Mihaly Csikszentmihalyi

The solution is to gradually become free of societal rewards and learn how to substitute for them rewards that are under one's own powers. This is not to say that we should abandon every goal endorsed by society; rather, it means that, in addition to or instead of the goals others use to bribe us with, we develop a set of our own.

People who learn to control inner experience will be able to determine the quality of their lives, which is as close as any of us can come to being happy.

It is how people respond to stress that determines whether they will profit from misfortune or be miserable.

Those who seek consolation in existing churches often pay for their peace of mind with a tacit agreement to ignore a great deal of what is known about the way the world works.

We cannot deny the facts of nature, but we should certainly try to improve on them.

There are two main strategies we can adopt to improve the quality of life. The first is to try making external conditions match our goals. The second is to change how we experience external conditions to make them fit our goals better.

Pleasure is an important component of the quality of life, but by itself it does not bring happiness. Pleasure helps to maintain order, but by itself cannot create a new order in consciousness.

Entropy is the normal state of consciousness - a condition that is neither useful nor enjoyable.

Repression is not the way to virtue.
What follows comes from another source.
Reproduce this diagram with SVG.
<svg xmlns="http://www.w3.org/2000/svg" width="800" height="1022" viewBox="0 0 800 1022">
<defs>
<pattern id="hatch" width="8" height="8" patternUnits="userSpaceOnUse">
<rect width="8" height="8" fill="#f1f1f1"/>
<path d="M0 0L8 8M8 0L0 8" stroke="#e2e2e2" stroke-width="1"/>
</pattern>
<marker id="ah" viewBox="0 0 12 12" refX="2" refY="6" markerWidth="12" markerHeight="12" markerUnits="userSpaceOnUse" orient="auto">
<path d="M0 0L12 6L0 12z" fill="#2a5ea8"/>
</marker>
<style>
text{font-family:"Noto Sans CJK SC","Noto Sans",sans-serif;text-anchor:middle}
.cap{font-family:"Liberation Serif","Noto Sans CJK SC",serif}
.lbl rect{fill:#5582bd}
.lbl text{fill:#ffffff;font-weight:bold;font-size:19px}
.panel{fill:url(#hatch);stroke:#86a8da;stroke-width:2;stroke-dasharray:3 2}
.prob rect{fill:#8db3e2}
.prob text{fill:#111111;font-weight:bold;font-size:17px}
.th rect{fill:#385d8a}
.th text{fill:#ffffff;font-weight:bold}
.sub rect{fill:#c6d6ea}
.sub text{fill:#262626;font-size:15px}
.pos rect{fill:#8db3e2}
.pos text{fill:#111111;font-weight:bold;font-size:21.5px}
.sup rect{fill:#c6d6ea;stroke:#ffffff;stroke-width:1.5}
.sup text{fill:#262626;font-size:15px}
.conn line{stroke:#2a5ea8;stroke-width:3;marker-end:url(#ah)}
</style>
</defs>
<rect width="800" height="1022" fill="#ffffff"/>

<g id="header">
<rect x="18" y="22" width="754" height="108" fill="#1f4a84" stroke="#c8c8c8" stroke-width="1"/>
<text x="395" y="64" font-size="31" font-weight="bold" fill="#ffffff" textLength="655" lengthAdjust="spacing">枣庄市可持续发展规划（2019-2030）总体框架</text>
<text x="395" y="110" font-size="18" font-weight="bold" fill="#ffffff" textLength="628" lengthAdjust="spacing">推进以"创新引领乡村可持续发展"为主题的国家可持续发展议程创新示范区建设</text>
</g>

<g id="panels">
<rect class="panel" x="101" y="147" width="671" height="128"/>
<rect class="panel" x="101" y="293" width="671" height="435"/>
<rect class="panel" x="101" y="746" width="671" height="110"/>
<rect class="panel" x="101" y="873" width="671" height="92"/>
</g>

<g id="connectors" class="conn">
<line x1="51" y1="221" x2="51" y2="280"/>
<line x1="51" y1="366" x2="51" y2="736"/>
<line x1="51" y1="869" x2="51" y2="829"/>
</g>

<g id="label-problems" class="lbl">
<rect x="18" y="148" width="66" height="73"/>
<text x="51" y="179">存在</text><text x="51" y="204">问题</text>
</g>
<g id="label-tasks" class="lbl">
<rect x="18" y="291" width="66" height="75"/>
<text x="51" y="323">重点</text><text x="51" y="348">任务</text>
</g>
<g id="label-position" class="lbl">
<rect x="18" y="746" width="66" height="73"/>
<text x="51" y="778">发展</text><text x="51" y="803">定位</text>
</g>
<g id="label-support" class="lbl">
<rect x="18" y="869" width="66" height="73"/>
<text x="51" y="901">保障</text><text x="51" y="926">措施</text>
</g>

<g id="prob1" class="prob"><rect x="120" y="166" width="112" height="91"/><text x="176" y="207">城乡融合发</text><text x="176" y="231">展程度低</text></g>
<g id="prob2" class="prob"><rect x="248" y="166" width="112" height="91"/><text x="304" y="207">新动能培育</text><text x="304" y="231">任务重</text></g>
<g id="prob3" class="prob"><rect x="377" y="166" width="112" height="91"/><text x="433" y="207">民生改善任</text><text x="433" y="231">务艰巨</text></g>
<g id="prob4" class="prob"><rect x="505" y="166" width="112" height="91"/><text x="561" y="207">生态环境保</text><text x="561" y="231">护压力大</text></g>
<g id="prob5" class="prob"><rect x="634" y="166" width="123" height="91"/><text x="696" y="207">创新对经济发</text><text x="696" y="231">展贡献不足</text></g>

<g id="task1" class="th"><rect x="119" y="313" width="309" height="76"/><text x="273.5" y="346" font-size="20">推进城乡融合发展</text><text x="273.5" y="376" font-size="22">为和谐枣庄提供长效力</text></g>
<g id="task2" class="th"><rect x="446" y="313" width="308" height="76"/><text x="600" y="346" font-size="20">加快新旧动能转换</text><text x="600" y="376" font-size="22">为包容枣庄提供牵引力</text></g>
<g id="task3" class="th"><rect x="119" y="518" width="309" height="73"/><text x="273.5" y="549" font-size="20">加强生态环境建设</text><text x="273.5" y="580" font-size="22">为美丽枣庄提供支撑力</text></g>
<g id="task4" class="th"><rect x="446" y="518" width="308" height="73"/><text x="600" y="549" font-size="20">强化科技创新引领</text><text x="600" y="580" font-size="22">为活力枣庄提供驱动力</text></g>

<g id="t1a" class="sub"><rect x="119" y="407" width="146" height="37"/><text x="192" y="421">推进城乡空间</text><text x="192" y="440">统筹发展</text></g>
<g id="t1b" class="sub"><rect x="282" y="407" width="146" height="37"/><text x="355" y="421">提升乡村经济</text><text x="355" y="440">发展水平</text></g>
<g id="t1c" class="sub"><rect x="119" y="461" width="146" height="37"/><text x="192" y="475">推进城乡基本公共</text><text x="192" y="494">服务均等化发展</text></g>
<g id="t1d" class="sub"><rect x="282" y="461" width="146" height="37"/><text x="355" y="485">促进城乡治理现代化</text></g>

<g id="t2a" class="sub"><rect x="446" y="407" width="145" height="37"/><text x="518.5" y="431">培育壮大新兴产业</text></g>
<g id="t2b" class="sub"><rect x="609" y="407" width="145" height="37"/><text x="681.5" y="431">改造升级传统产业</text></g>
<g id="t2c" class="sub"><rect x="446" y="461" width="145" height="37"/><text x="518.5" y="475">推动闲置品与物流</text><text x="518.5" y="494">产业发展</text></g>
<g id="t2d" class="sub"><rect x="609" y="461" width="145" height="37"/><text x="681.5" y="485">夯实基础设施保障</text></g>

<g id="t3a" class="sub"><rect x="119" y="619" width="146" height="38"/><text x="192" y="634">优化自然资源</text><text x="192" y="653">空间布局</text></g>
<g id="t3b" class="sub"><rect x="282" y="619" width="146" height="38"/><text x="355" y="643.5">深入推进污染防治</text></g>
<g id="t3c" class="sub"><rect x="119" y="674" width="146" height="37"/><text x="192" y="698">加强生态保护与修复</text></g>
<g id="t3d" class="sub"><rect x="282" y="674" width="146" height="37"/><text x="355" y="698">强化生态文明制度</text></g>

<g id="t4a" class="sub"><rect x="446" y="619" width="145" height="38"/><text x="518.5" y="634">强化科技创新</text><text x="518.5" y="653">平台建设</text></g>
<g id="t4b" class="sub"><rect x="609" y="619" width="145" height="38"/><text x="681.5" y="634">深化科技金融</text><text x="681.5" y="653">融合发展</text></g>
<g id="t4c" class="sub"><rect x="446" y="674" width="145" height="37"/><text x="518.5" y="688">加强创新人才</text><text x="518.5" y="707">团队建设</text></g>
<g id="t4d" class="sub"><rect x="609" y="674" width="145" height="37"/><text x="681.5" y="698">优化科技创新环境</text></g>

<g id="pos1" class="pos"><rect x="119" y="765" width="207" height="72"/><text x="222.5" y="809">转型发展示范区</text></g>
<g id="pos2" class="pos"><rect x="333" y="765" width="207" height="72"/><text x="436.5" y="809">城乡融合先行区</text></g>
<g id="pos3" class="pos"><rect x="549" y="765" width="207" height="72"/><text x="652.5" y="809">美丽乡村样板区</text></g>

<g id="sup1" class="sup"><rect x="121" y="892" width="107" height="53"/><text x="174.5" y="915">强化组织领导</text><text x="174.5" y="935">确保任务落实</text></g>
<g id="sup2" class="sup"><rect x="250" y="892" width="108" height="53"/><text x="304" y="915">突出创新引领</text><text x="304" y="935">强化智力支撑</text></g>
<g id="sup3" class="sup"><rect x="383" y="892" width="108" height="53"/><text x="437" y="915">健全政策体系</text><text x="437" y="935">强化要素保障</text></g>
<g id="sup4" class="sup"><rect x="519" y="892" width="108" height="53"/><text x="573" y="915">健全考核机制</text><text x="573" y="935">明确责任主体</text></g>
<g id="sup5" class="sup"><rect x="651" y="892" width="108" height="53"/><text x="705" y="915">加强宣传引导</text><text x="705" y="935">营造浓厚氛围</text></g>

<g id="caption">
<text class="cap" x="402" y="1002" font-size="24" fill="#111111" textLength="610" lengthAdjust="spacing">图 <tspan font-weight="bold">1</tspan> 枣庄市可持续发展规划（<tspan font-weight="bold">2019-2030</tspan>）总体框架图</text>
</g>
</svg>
When people restrain themselves out of fear, their lives are by necessity diminished. Only through freely chosen discipline can life be enjoyed and still kept within the bounds of reason.

Without the capacity to provide its own information, the mind drifts into randomness.

People without an internalized symbolic system can all too easily become captives of the media.

A person who forgoes the use of his symbolic skills is never really free.

It does not seem to be true that work necessarily needs to be unpleasant. It may always have to be hard, or at least harder than doing nothing at all. But there is ample evidence that work can be enjoyable, and that indeed, it is often the most enjoyable part of life.

A joyful life is an individual creation that cannot be copied from a recipe.

As long as we respond predictably to what feels good and what feels bad, it is easy for others to exploit our preferences for their own ends.

A self that is only differentiated - not integrated - may attain great individual accomplishments, but risks being mired in self-centered egotism. By the same token, a person who self is based exclusively on integration will be well connected and secure, but lack autonomous individuality. Only when a person invests equal amounts of psychic energy in these two processes and avoids both selfishness and conformity is the self likely to relect complexity.